Professor Brian Fitzgerald spoke about innovation as a force that results from the exchange of ideas. He said that collaboration was a key methodology for innovation. Professor Fitzgerald referred to statements made earlier this month by Finance Minister Lindsay Tanner when he said, “The rise of internet-enabled peer production as a social force necessitates a rethink about how policy and politics is done in Australia”. (Reported in the IT section of The Australian). Professor Fitzgerald spoke about how we need to move from a “gated” model of information distribution and knowledge creation to an access based model. He said, “By sharing IP we can harness a powerful new force – mass collaboration”. He also noted Barack Obama’s technology policy, which promotes openness of the internet and openness in government and research.

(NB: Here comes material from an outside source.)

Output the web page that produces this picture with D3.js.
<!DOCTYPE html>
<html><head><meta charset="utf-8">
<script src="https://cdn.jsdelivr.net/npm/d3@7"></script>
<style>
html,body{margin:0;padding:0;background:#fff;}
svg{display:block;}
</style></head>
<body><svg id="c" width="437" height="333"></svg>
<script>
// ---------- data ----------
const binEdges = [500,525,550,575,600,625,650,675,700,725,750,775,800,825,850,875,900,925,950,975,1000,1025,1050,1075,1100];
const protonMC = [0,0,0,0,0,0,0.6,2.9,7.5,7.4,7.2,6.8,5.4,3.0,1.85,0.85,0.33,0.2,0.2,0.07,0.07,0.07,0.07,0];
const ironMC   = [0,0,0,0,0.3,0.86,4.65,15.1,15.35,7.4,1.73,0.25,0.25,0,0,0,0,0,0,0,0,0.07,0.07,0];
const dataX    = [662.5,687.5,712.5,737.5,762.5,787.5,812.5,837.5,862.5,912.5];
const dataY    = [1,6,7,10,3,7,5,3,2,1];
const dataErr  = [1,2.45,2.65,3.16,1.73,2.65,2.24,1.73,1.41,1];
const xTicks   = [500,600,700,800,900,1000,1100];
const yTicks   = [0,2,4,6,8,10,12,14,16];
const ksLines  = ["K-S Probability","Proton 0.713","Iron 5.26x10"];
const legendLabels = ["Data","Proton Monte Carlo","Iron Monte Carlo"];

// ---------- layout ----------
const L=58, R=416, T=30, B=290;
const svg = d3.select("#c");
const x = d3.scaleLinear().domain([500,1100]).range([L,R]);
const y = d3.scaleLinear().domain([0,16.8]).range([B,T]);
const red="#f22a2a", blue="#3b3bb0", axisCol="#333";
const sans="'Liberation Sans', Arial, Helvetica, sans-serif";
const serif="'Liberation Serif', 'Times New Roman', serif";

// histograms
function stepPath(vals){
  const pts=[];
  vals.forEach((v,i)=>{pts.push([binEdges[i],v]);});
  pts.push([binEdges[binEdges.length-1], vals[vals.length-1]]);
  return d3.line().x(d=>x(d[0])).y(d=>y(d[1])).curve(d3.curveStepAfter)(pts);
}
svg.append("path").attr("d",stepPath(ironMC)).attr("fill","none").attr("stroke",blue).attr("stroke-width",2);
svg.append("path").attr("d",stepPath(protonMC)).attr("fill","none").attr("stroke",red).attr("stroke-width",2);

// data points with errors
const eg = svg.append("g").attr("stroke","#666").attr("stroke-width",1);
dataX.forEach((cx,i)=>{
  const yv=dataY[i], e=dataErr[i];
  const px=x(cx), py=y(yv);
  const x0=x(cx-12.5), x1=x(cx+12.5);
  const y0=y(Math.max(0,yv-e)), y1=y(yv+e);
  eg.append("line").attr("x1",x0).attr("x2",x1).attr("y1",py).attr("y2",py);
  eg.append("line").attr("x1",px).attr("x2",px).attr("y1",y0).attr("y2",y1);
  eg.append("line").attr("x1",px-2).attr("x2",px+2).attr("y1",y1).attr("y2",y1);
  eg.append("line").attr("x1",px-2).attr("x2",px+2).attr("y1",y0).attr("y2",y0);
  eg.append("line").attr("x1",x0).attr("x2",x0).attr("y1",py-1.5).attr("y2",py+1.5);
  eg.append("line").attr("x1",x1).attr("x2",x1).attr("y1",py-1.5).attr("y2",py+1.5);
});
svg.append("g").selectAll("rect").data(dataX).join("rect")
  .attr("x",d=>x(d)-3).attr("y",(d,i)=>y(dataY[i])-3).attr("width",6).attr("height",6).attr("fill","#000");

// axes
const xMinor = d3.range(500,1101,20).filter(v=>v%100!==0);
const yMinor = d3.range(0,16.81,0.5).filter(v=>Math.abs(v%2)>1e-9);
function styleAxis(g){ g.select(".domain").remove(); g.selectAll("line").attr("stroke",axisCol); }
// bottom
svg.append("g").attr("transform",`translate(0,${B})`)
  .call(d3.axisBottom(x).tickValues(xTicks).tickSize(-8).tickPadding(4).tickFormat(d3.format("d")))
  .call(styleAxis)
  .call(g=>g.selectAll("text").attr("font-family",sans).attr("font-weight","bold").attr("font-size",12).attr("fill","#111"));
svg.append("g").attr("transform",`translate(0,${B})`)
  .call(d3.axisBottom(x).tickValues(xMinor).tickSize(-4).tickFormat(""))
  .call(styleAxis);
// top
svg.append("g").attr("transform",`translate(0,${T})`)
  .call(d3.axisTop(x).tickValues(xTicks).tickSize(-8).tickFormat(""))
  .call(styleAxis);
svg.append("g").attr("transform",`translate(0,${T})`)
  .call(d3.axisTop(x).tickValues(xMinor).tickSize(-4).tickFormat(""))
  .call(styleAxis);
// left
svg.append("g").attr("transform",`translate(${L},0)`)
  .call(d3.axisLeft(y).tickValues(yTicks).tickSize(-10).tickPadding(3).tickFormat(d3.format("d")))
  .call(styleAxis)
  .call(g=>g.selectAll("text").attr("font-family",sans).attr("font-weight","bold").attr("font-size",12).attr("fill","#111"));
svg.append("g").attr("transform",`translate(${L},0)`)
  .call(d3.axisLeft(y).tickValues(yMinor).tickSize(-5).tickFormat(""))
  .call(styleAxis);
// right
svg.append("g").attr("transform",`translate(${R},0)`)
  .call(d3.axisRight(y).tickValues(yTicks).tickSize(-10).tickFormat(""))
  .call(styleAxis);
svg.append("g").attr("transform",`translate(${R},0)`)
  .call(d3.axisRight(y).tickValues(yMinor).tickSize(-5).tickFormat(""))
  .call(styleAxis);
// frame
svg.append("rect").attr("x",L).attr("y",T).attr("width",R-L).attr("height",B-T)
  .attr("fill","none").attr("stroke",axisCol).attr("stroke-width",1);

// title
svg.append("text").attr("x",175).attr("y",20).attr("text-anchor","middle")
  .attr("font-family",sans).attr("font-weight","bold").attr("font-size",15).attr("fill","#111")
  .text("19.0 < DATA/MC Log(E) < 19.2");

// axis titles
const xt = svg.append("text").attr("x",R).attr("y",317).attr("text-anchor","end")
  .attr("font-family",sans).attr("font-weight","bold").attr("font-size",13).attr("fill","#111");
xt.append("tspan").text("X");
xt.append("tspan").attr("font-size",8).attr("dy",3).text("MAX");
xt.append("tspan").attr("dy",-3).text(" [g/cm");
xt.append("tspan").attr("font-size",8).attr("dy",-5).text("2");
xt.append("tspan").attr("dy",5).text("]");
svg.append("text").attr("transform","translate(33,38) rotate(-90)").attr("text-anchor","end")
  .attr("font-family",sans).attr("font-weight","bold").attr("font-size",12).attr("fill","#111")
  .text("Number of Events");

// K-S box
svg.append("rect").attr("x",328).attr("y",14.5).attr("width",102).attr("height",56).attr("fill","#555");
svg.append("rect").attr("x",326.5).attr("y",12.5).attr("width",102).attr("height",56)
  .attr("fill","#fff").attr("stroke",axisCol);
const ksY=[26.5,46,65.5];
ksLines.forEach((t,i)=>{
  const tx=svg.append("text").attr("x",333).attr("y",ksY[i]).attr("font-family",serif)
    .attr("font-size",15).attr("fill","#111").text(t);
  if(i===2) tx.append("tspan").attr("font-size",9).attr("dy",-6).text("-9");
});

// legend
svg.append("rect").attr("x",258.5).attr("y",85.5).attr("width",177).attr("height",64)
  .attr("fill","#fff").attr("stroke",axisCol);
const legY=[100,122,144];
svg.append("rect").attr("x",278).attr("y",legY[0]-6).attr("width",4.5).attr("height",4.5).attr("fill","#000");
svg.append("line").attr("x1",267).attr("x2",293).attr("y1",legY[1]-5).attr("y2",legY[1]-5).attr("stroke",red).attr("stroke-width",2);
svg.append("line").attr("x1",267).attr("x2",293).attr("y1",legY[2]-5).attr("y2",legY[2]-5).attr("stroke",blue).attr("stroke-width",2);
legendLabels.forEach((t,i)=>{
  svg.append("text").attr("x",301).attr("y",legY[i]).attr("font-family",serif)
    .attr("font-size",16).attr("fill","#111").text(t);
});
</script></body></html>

Dr Nicholas Gruen gave a compelling talk, very similar to his talk given at the CRC-SI Conference this year (see my earlier post). I like the way he defined innovation as “fragility in the face of serial veto” or “fragility amongst robust hazards”. He also gave his own interpretation of the current financial crisis – “The world has created the perfect storm designed to show us the importance of managing information.” One of Dr Gruen’s examples (there were many) of how small amounts of data or information could be used to vastly improve the lives of Australian citizens was what he called the “windows on workplaces” scheme. The idea is this: increasingly, it is becoming important to Australians to have a work/life balance. There are many workplaces that claim to offer a work/life balance, but in reality many do not. And currently there is no way for people to find out the true state of affairs until they actually start working for the company in question – and usually end up working long hours and missing social/family engagements. Wouldn’t it be easy, Dr Gruen says, to ask people to answer a few simple questions – this could be done when ABS is collecting census data – about whether or not their workplace actually delivers on their work/life balance promises? Then workplaces could be ranked according to what they actually provide – not just what they claim to provide – which would create proper accountability and incentives for workplaces to deliver on their promises. The scheme is simple and cheap, but if successful it could have an enormous impact on the lives of working Australians.

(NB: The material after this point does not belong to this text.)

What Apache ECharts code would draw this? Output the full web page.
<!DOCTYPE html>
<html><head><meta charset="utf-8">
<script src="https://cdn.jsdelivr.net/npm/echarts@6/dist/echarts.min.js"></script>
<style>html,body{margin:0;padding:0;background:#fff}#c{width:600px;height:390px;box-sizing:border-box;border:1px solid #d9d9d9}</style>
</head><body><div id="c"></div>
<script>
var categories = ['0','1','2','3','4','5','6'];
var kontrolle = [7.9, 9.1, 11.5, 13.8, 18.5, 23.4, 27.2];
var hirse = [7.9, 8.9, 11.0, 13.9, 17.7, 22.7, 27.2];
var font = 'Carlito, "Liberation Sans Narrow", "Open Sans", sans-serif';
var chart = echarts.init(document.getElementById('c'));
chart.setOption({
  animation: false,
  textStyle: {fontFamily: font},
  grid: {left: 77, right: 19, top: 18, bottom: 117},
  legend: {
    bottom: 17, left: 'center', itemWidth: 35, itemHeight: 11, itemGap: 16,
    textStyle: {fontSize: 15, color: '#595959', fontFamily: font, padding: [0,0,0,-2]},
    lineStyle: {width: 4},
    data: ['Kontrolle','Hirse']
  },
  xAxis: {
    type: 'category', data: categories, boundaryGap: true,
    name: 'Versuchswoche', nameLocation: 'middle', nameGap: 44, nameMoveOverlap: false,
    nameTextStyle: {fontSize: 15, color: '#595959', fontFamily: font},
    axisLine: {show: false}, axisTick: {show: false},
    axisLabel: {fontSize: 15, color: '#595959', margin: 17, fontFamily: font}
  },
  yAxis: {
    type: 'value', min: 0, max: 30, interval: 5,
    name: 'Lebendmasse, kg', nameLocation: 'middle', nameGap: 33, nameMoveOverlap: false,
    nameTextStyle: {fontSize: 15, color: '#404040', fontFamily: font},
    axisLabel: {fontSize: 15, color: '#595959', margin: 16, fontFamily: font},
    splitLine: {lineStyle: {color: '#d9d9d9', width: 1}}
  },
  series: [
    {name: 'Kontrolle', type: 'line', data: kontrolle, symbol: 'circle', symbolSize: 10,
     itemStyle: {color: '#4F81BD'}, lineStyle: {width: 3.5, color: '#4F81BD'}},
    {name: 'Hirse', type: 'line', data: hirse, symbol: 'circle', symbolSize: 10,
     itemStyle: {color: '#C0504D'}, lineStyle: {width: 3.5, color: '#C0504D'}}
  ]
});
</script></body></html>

Professor Anne Fitzgerald spoke about policy developments in Australia and around the world on access to and reuse of government data and information. These policy developments are charted in a literature review that Professor Anne Fitzgerald is currently undertaking, entitled, Policies and Principles on Access To and Reuse of Public Sector Information: a review of the literature in Australia and selected jurisdictions. (See my earlier post on this).

I gave a brief overview of the research we have conducted in the area in the QUT Law Faculty. I also spoke about Professor Anne Fitzgerald’s literature review, and our new website about access to and use of public sector information (see my earlier post). My powerpoint presentation can be accessed here.

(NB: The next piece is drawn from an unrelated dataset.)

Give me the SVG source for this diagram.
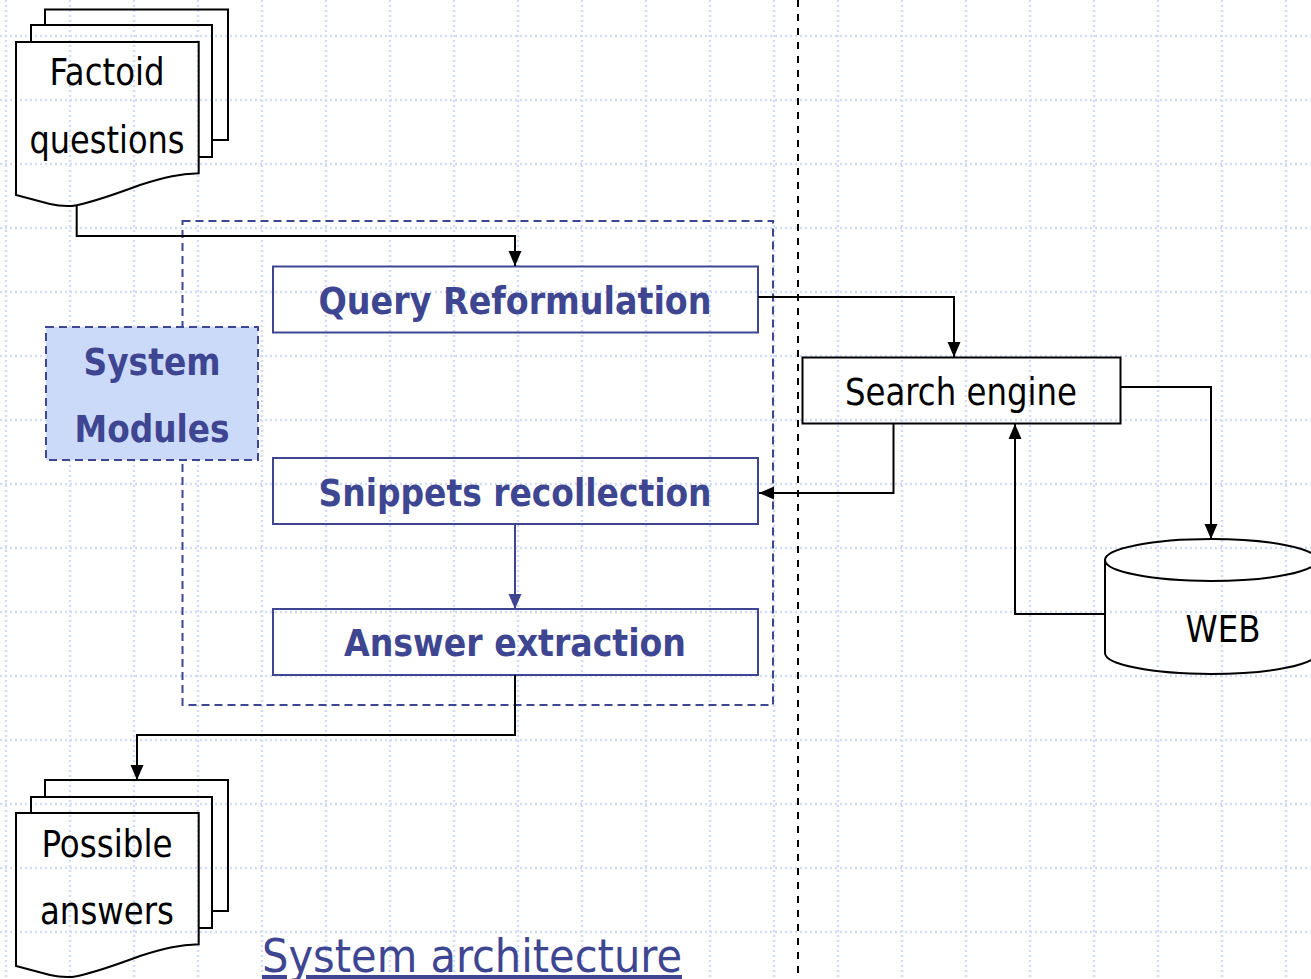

Overall, it was a very successful and informative seminar.

It was also great to hold the seminar in Canberra. Not only did it enable us to engage with many federal politicians, but we also had the afternoon to look around this lovely city. I visited the National Gallery of Australia, the High Court of Australia and old Parliament House, and had a grand old time before my flight back to Brisbane.

New: literature review and website on access to public sector information

Professor Anne Fitzgerald of the QUT Law Faculty is currently undertaking the massive task of reviewing the literature around policies and principles on access to and reuse of public sector information in Australia and worldwide.

The literature review is divided into chapters according to jurisdiction. This is an ongoing project and Professor Fitzgerald will be releasing the literature review in installments as each chapter is completed.

She has just released Chapter 1: Australia and Chapter 2: New Zealand. Currently, these chapters appear together in PDF form, but I believe they will appear separately later. The literature review so far is extremely comprehensive – chapters 1 and 2 alone comprise 268 pages!

Forthcoming are the remaining chapters – Chapter 3: International; Chapter 4: Europe, UK and Ireland; Chapter 5: United States and Canada; and Chapter 5: Asia.

Currently, the literature review is available in the QUT ePrints Repository (here), but it will soon appear on the new website: http://www.aupsi.org.

http://www.aupsi.org is the website of a new research group with which I am involved – Access to and Use of Public Sector Information (auPSI). auPSI’s mission is to provide a comprehensive web portal that:

  • promotes debate and discussion about the re-use of PSI in Australia and more broadly throughout the world;
  • focuses on developing and implementing an open content licensing model to promote access to and re-use of government information;
  • develops information policy products about delivering access to and encouraging the re-use of PSI;
  • keeps users informed about international developments in this area; and
  • assists governments and policy makers on the development of appropriate policy about the creation, collection, development and dissemination of public sector information.

This mission is built on achieving the following three objectives:

  1. greater efficiency in the reuse of PSI throughout the world;
  2. leading to better quality of outcomes;
  3. for greater impact of publicly funded knowledge within our society.

The literature review will be released in full on this website, as will a forthcoming article by Neale Hooper, Timothy Beale, Professor Anne Fitzgerald and Professor Brian Fitzgerald entitled, “The use of Creative Commons licensing to enable open access to public sector information and publicly funded research results – an overview of recent Australian developments”. Keep your eyes peeled.